Member of the Michigan House of Representatives
- In office January 1, 2021 – December 31, 2024
- Preceded by: Brandt Iden
- Succeeded by: Matthew Longjohn
- Constituency: 61st district (2021–2022) 40th district (2023–2024)

Personal details
- Born: 1973 (age 52–53) Tecumseh, Michigan
- Party: Democratic
- Children: 3
- Alma mater: Michigan State University Wayne State University Law School
- Website: Vote 4 Morse

= Christine Morse =

American politician (born 1973)

Christine Morse (born 1973) is an American Democratic politician from Michigan and is the judge of Kalamazoo County's 9th circuit court. She was elected to the Michigan House of Representatives from the 61st district in 2020. She was then elected to represent the 40th district in 2022. in 2024 she decided not to run for reelection and instead ran for the newly created 9th circuit court of Kalamazoo County. she would then defeat her opponent Mariko Willis 62% to 36.7%.

==Early life and education==
Morse was born in Tecumseh, Michigan in 1973. Morse earned a bachelor's degree from Michigan State University and then a J.D. degree from Wayne State University Law School.

== Career ==
Morse worked as an attorney from 1999 to 2002. Morse has served as the Kalamazoo County Commissioner representing the 9th district since 2018. In her campaign for the Michigan House of Representatives seat representing the 61st district, Morse was endorsed by former United States President Barack Obama. Morse is the first Democrat to win the 61st district since it was re-established as a Kalamazoo County seat in 1993. Morse was sworn in as state representative on December 11, 2020 and assumed office on January 1, 2021.
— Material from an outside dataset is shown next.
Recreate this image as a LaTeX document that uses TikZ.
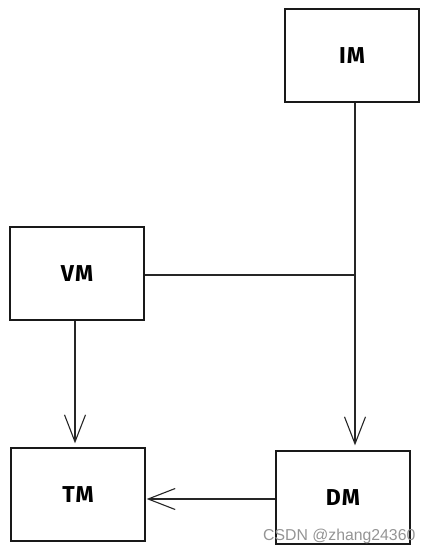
\documentclass[tikz,border=0pt]{standalone}
\usepackage{fontspec}
\setmainfont{Fira Sans}
\newfontfamily\wmfont{Liberation Sans}
\usetikzlibrary{arrows.meta}
\tikzset{
  x=1pt, y=-1pt,
  box/.style={draw=black!90, line width=1.3pt, rectangle, inner sep=0pt, minimum width=134pt, minimum height=93pt, font=\fontsize{23}{25}\selectfont\bfseries},
  conn/.style={draw=black!85, line width=1.1pt},
  arr/.style={conn, -{Straight Barb[length=27pt,width=21pt,line width=1.1pt]}},
}
\begin{document}
\begin{tikzpicture}
\useasboundingbox (0,0) rectangle (429,554);
\node[box] (IM) at (352,55.5) {I\kern1ptM};
\node[box] (VM) at (77,273.5) {V\kern1ptM};
\node[box] (TM) at (78,494.5) {T\kern1ptM};
\node[box] (DM) at (343,497.5) {D\kern1ptM};
\coordinate (J) at (355,275);
\draw[conn] (VM.east |- J) -- (J);
\draw[arr] (IM.south -| J) -- ([yshift=5pt]DM.north -| J);
\draw[arr] (VM.south -| 75,0) -- ([yshift=4pt]TM.north -| 75,0);
\draw[arr] (DM.west |- 0,499) -- ([xshift=1pt]TM.east |- 0,499);
\node[font=\wmfont\fontsize{15.8}{17}\selectfont, text=black!42, anchor=base west, inner sep=0pt] (wm) at (263,540) {CSDN @zhang24360};
\end{tikzpicture}
\end{document}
In the 2022 Michigan House of Representatives election, she was elected in District 40 due to redistricting.

In 2024, Morse decided not to run for reelection and instead ran for the newly created 9th circuit court of Kalamazoo County. She would then defeat her opponent Mariko Willis 62% to 36.7%. She was succeeded in the state House by Matthew Longjohn.

== Personal life ==
Morse is married and has three children. Morse is a cancer survivor.